Le résultat est intéressant mais parfois semble décousu comme un assemblage heurtée ou pompier (reprise boursouflée de l’air « Nessun dorma » pour le chœur final). Avouons préférer de loin la version plus psychologiquement fluide et crédible de Luciano Berio de 2001, reprenant scrupuleusement esquisses et manuscrits laissés par Puccini. Pas sûr que la version Pappano 2022 s’impose naturellement vis à vis des (nombreuses) autres ; mais au moins elle marque tel un avant signal opportun, le centenaire Puccini en 2024.

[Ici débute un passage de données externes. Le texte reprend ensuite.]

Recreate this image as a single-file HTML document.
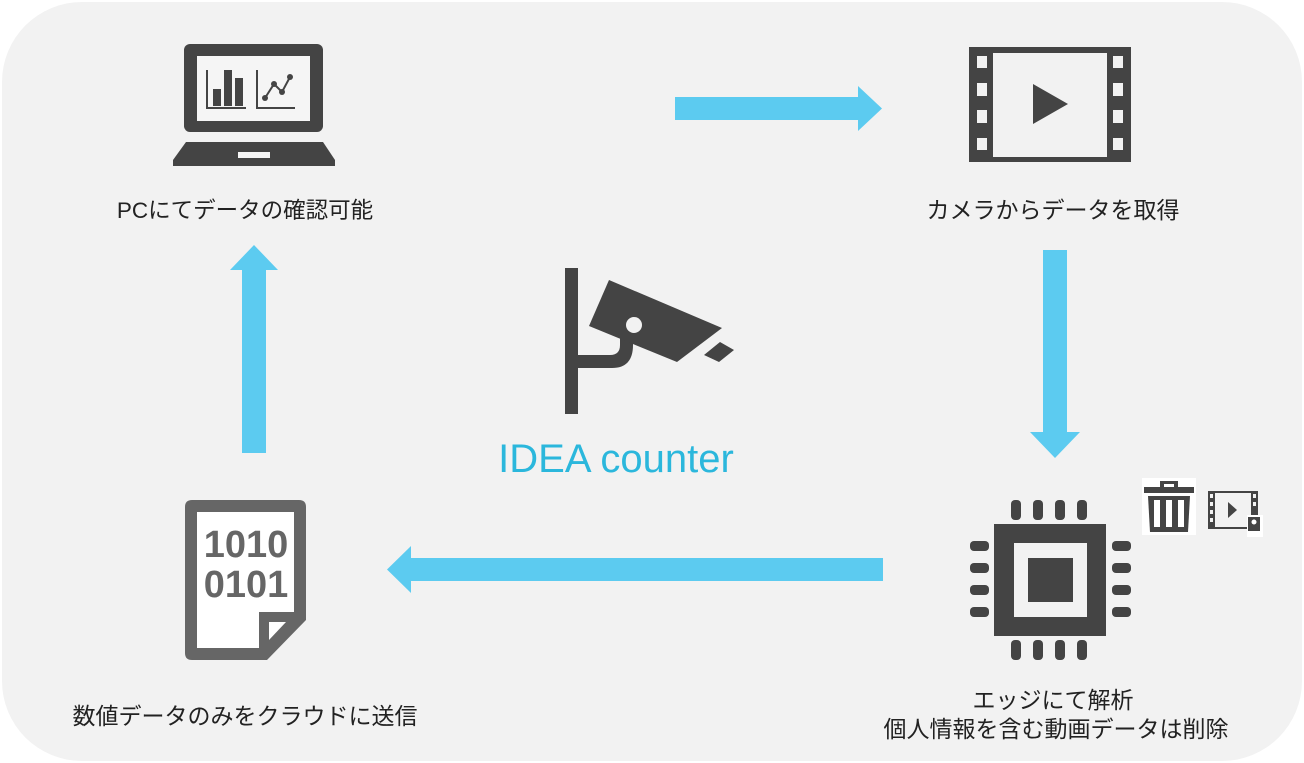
<!DOCTYPE html>
<html><head><meta charset="utf-8"><style>
html,body{margin:0;padding:0;background:#fff;}
svg{display:block}
text{font-family:"Liberation Sans","Noto Sans CJK JP",sans-serif;}
</style></head><body>
<svg width="1304" height="763" viewBox="0 0 1304 763" xmlns="http://www.w3.org/2000/svg">
<rect x="0" y="0" width="1304" height="763" fill="#fff"/>
<rect x="2" y="2" width="1300" height="759" rx="80" fill="#f2f2f2"/>

<!-- laptop -->
<rect x="184" y="44" width="139" height="88" rx="6" fill="#444"/>
<rect x="197" y="56" width="113" height="65" fill="#f5f5f5"/>
<path d="M207 70 V108 H246" stroke="#444" stroke-width="2" fill="none"/>
<rect x="213" y="89" width="8" height="17" fill="#444"/>
<rect x="224" y="70" width="8" height="36" fill="#444"/>
<rect x="235" y="78" width="8" height="28" fill="#444"/>
<path d="M257 70 V108 H295" stroke="#444" stroke-width="2" fill="none"/>
<polyline points="265,98 274,84 282,92 290,77" stroke="#444" stroke-width="2" fill="none"/>
<circle cx="265" cy="98" r="3" fill="#444"/><circle cx="274" cy="84" r="3" fill="#444"/><circle cx="282" cy="92" r="3" fill="#444"/><circle cx="290" cy="77" r="3" fill="#444"/>
<path d="M186 142 H323 L335 160 V166 H173 V160 Z" fill="#444"/>
<rect x="238" y="152" width="32" height="6" fill="#f5f5f5"/>
<text x="245" y="218" font-size="22.5" fill="#222" text-anchor="middle">PCにてデータの確認可能</text>

<!-- film -->
<rect x="969" y="47" width="162" height="115" fill="#444"/>
<rect x="993" y="53" width="114" height="104" fill="#f2f2f2"/>
<g fill="#f2f2f2">
<rect x="977" y="56" width="10" height="12"/><rect x="977" y="83" width="10" height="13"/><rect x="977" y="110" width="10" height="13"/><rect x="977" y="138" width="10" height="12"/>
<rect x="1113" y="56" width="10" height="12"/><rect x="1113" y="83" width="10" height="13"/><rect x="1113" y="110" width="10" height="13"/><rect x="1113" y="138" width="10" height="12"/>
</g>
<path d="M1033 84 L1068 104 L1033 124 Z" fill="#444"/>
<text x="1053" y="218" font-size="23" fill="#222" text-anchor="middle">カメラからデータを取得</text>

<!-- arrows -->
<g fill="#5ccbf0">
<rect x="675" y="97" width="186" height="23"/><path d="M858 86 L882 108.5 L858 131 Z"/>
<rect x="1043" y="250" width="24" height="185"/><path d="M1030 432 L1080 432 L1055 458 Z"/>
<rect x="408" y="558" width="475" height="23"/><path d="M411 546 L387 569.5 L411 593 Z"/>
<rect x="242" y="268" width="24" height="185"/><path d="M230 270 L278 270 L254 245 Z"/>
</g>

<!-- camera -->
<g fill="#444">
<rect x="565" y="268" width="13" height="146"/>
<path d="M578 368 H612 Q633 368 633 345 V318 H620 V345 Q620 355 610 355 H578 Z"/>
<path d="M609 280 L722 328 L677 362 L589 326 Z"/>
<path d="M720 342 L734 350 L719 362 L704 355 Z"/>
</g>
<circle cx="634" cy="325" r="8" fill="#f2f2f2"/>
<text x="616" y="472" font-size="40" fill="#2bb7dc" text-anchor="middle">IDEA counter</text>

<!-- chip -->
<g fill="#444">
<rect x="994" y="524" width="112" height="112"/>
<rect x="1011" y="500" width="10" height="20" rx="4"/><rect x="1033" y="500" width="10" height="20" rx="4"/><rect x="1055" y="500" width="10" height="20" rx="4"/><rect x="1077" y="500" width="10" height="20" rx="4"/>
<rect x="1011" y="640" width="10" height="20" rx="4"/><rect x="1033" y="640" width="10" height="20" rx="4"/><rect x="1055" y="640" width="10" height="20" rx="4"/><rect x="1077" y="640" width="10" height="20" rx="4"/>
<rect x="970" y="541" width="19" height="10" rx="4"/><rect x="970" y="563" width="19" height="10" rx="4"/><rect x="970" y="585" width="19" height="10" rx="4"/><rect x="970" y="607" width="19" height="10" rx="4"/>
<rect x="1112" y="541" width="19" height="10" rx="4"/><rect x="1112" y="563" width="19" height="10" rx="4"/><rect x="1112" y="585" width="19" height="10" rx="4"/><rect x="1112" y="607" width="19" height="10" rx="4"/>
</g>
<rect x="1014" y="543" width="73" height="74" fill="#f2f2f2"/>
<rect x="1028" y="558" width="45" height="44" fill="#444"/>

<!-- trash -->
<rect x="1142" y="478" width="54" height="57" fill="#fff"/>
<g fill="#444">
<rect x="1144" y="487" width="50" height="6"/>
<path d="M1160 487 V481 H1178 V487 H1174 V484 H1164 V487 Z"/>
<path d="M1148 496 H1190 L1188 532 H1150 Z"/>
</g>
<g fill="#fff"><rect x="1154" y="500" width="6" height="27"/><rect x="1166" y="500" width="6" height="27"/><rect x="1178" y="500" width="6" height="27"/></g>
<!-- small film -->
<rect x="1208" y="491" width="50" height="38" fill="#444"/>
<rect x="1215" y="493" width="36" height="34" fill="#f2f2f2"/>
<g fill="#f2f2f2"><rect x="1210" y="494" width="3" height="4"/><rect x="1210" y="502" width="3" height="4"/><rect x="1210" y="510" width="3" height="4"/><rect x="1210" y="518" width="3" height="4"/><rect x="1253" y="494" width="3" height="4"/><rect x="1253" y="502" width="3" height="4"/></g>
<path d="M1228 502 L1237 510 L1228 518 Z" fill="#444"/>
<rect x="1247" y="515" width="16" height="22" fill="#fff"/>
<rect x="1248" y="517" width="12" height="14" fill="#444"/>
<circle cx="1254" cy="522" r="2.5" fill="#fff"/>

<text x="1053" y="708" font-size="23" fill="#222" text-anchor="middle">エッジにて解析</text>
<text x="1056" y="737" font-size="23" fill="#222" text-anchor="middle">個人情報を含む動画データは削除</text>

<!-- document -->
<path d="M192 500 H299 Q306 500 306 507 V620 L267 660 H192 Q185 660 185 653 V507 Q185 500 192 500 Z" fill="#666"/>
<path d="M197 512 H294 V612 H259 V648 H197 Z" fill="#fff"/>
<path d="M269 622 H286 L269 640 Z" fill="#fff"/>
<text x="246" y="557" font-size="38" font-weight="bold" fill="#666" text-anchor="middle">1010</text>
<text x="246" y="597" font-size="38" font-weight="bold" fill="#666" text-anchor="middle">0101</text>
<text x="245" y="724" font-size="23" fill="#222" text-anchor="middle">数値データのみをクラウドに送信</text>
</svg>
</body></html>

Rappelons que la couleur introspective est souvent gommée chez Puccini au profit des effets que permet son orchestre saisissant – vrai bain expérimental ; Berio semble mieux inspiré et plus juste en réduisant au minimum la part de réécriture, en instillant aussi sa propre interprétation des indications de Puccini (« poi tristano », probable référence au Tristan de Wagner) ; Berio a subtilement intégré ainsi l’accord de Tristan, tout en inscrivant Turandot de Puccini dans le contexte musical de son époque, au début XXè (avec présence des couleurs mahlériennes – 7ème symphonie-, ou du Schönberg des Gurrelieder…). Autant d’apports d’un travail de fond qui explique la parure orchestrale de premier plan d’un Puccini lui aussi défricheur et créatif visionnaire, dont la texture nous semble ici un rien réduite par un Pappano aux contrastes surchauffés.

Dans ce travail strictement théâtral et spectaculaire, se distingue aussi le choeur, présent / agissant (dirigé par Piero Monti). Les stars vocales affichées tiennent leur promesse, surtout la Turandot de Sondra Radvanovsky, entité féminine, altière, très aristo et d’une dignité suprême et mûre ; la diva n’a plus l’âge de la princesse blessée / indignée – plutôt très remontée contre la gent masculine : mais quels aigus irradiés, quelle intensité foudroyée : voilà un cœur sacrifié qui dans sa haine affichée est aussi meurtri et fragile ; hélas, Jonas Kaufman ternit vocalement son personnage : son Calaf, prince mystérieux, cet étranger par lequel s’accomplit le grand miracle de l’amour, s’il ne manque pas d’éclat et de vaillance, on regrette souvent un chant en surtension continuelle ; le timbre déploie cette raucité fauve qui se connecte souvent mal avec la princesse, sujet de toutes ses attentions sur le papier (« Nessun dorma » devient ici un air isolé, plus crépusculaire qu’enivré de désir et de conquête).

Même enthousiasme mesuré pour les autres rôles qui nécessitent pourtant une éloquence mieux aboutie, subtile, précise : le temps des répétitions a-t-il manqué ? Mais parfois il ne suffit pas de réunir un cast de luxe pour atteindre à l’éblouissement. S’agissant de Turandot, il faut un engagement calibré, nuancé, pour retrouver l’étoffe des rôles d’une profondeur qui peine ici à faire surface ; cette finesse à peine affleurée signe une lecture expressionniste, avare en nuances ; hélas trop dure pour incarner la transformation générale qui fait passer d’une Chine sanguinaire et barbare à cette apologie humaine, amoureuse, collectivement réparée qui surgit grâce au prince étranger Calaf en fin d’action.